2) Another problem here in practice is that nft doesn't emit a warning but fails entirely if you load a large set from a script with a duplicate entry (without auto-merge). You could avoid this by adding each element individually, but that's very slow for large sets, so not really an option either.
 
> So... I wouldn't know how deal with your use case, even in theory, in a
> consistent way. Should we rather introduce a flag that allows any type
> of overlapping (default with ipset), which is a way for the user to
> tell us they don't actually care about entries not having any effect?

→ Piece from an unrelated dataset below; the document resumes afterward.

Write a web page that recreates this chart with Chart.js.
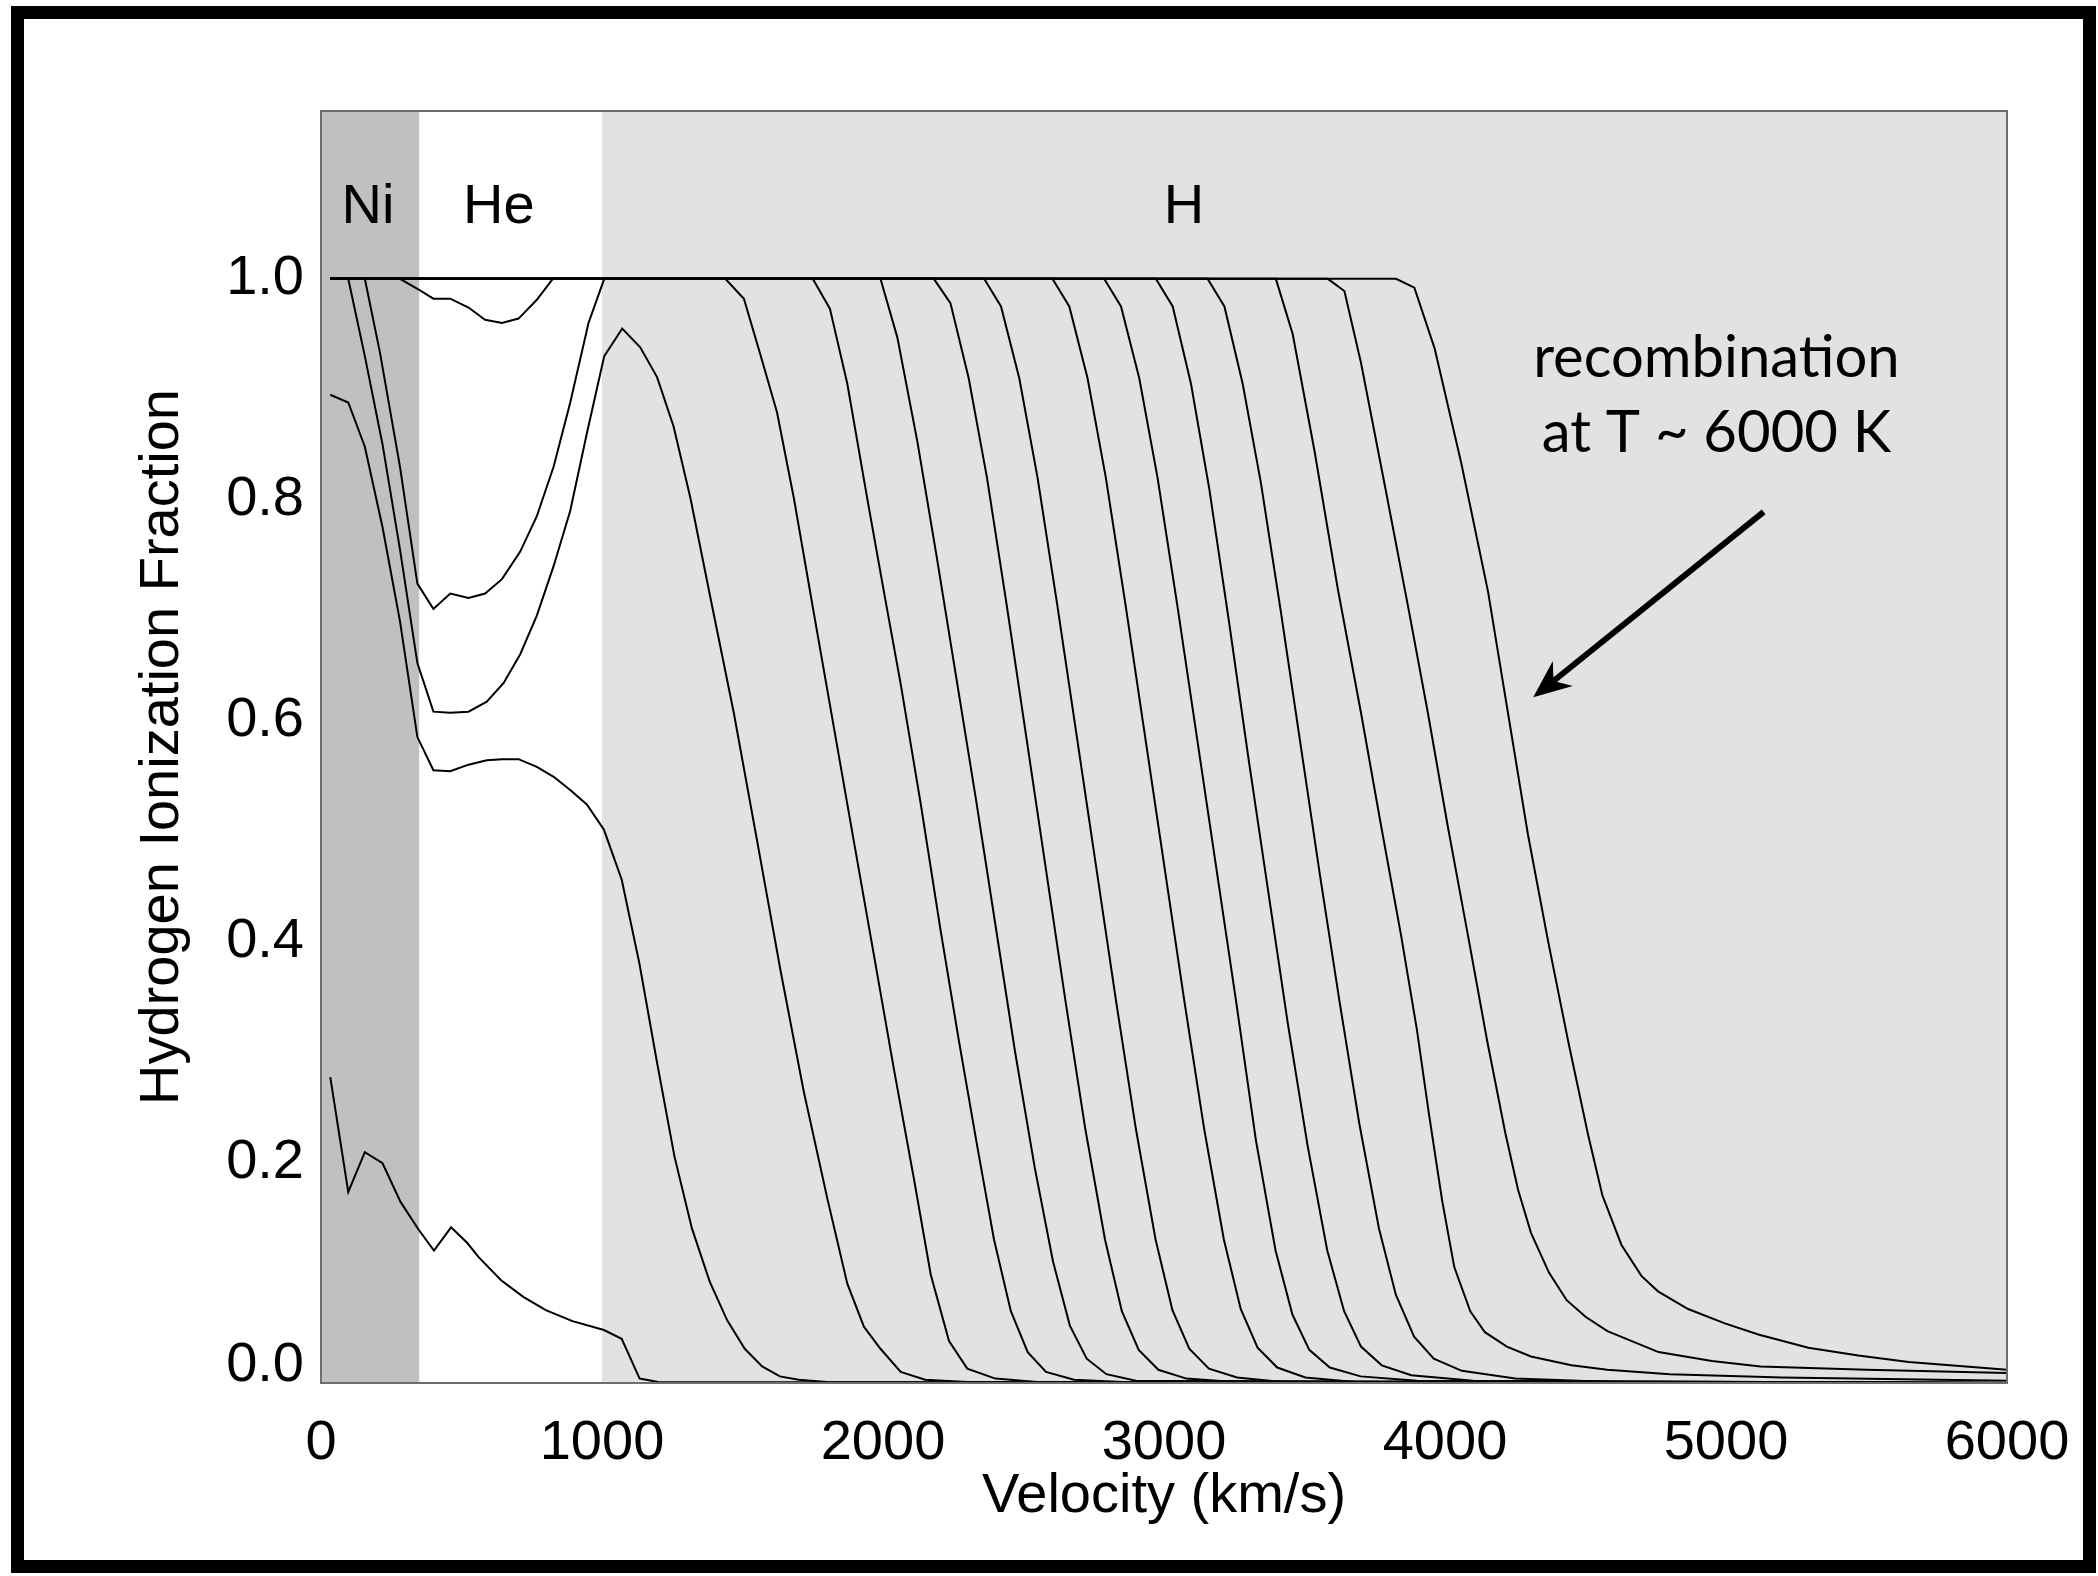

Giving advice here is difficult, since I'm not in any position to make judgements about other use cases that might be affected by this. But, generally speaking, yes I think some option that makes overlaps ignorable like `ipset -exist' would be useful as well as good documentation what is to be expected from each flag/option, so the user at least knows about the limitations. And if there is a way to determine this programmatically, there could be a distinction along the lines what I described above between conflicting statements (leading to an error) and statements that simply overlap or are superfluous (leading to a simple warning unless a flag/option is used to allow and ignore them).

> And, in that case, would you expect the entry to be listed in the
> resulting set, in case of full overlap (where one set is a subset, not
> necessarily proper, of the other one)?

I would have expected the entries to be merged, so if I add 192.168.0.0/24 and then 192.168.0.2, I'd only expect to get 192.168.0.0/24 returned when listing the set. But even if both entries were added and the second one would never match, that would be fine for my use case. The problem is, when working with multiple blacklists, I cannot keep track of which entries are already added to the set, especially if one list may contain complete networks and another list contains individual IP addresses.